The newspaper, published by Kim Il-sung University, North Korea's top university, on March 5, 2017, carried an article saying, "Net profits gained by individual corporations are fundamental to the establishment of a powerful economy."
The article, titled "Establishing Way of Economic Management in Our Own Style Leads to Basis of Economic Powerhouse," apparently lays emphasis on individual corporations' profits becoming the financial basis for economic development, encouraging the corporate sector to make more profits.
"All corporations should set up scientific strategies and management strategies of their own and ensure they have the maximum effect in their production and management activities so that they could fulfill their duties to provide the state with more profits," the article said.
This is interpreted as the North Korean economic authorities' request that corporations focus their management activities on seeking effect and profits rather than relying on centralized planning and guided management.
Since the North's current leader Kim Jong-un came to power in 2012, the North has taken measures to achieve economic reforms aimed at expanding elements of the market economy, including the country's new economic management system announced in June 2012.

North Korean workers make bags at the Pyongyang Bag Factory in the North Korean capital in this photo released by the Chosun Sinbo, a pro-Pyongyang newspaper in Tokyo, on Feb. 17, 2017. (For Use Only in the Republic of Korea.

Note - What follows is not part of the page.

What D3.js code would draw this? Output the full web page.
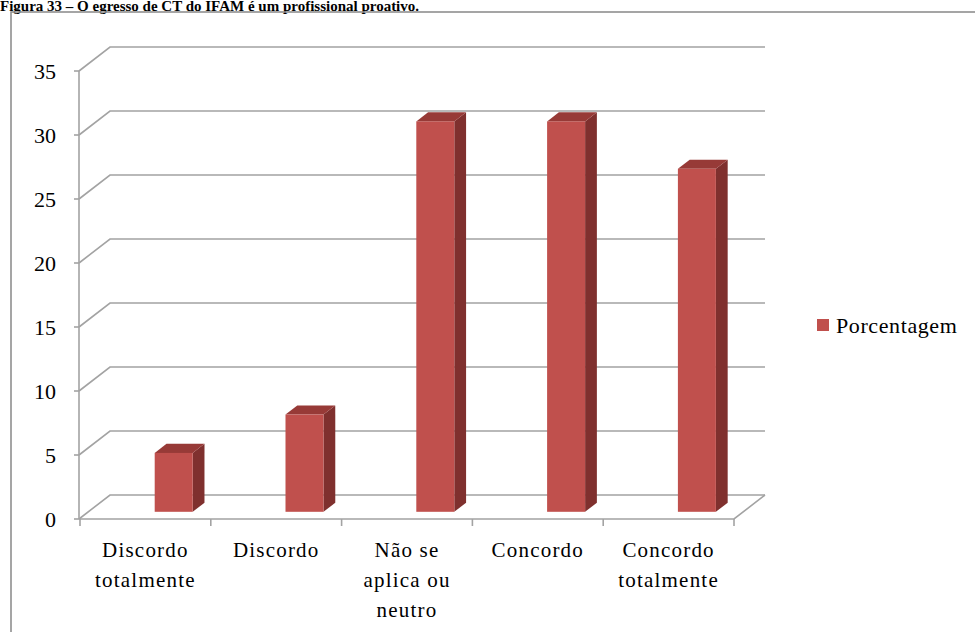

No Redistribution) (Yonhap)
The university's newspaper also indicated that the North has introduced a set of measures to strengthen corporations' autonomy to its economy. Under the implementation of the measures, called "the socialist corporate responsible management system," companies are given more autonomy than ever in their management and take care of economic problems arising from their production and management processes on their own, according to the article.
But the article made sure that the ruling party will not depart from its control on the economy, saying, "In our country's socialist system, corporations' independent management activities are to be carried out under the guidance of the party right down the line.
"I understand North Korean corporations currently pay 30 to 40 percent of their profits to the authorities," said Cho Bong-hyun, a senior analyst at IBK Economic Research Institute. "The more profits corporations earn, the more national finance increases."
Cho said the North appears to support its finance by spurring corporations into increasing profits amid the implementation of U.N. sanctions aimed at halting Pyongyang's nuclear and missile development.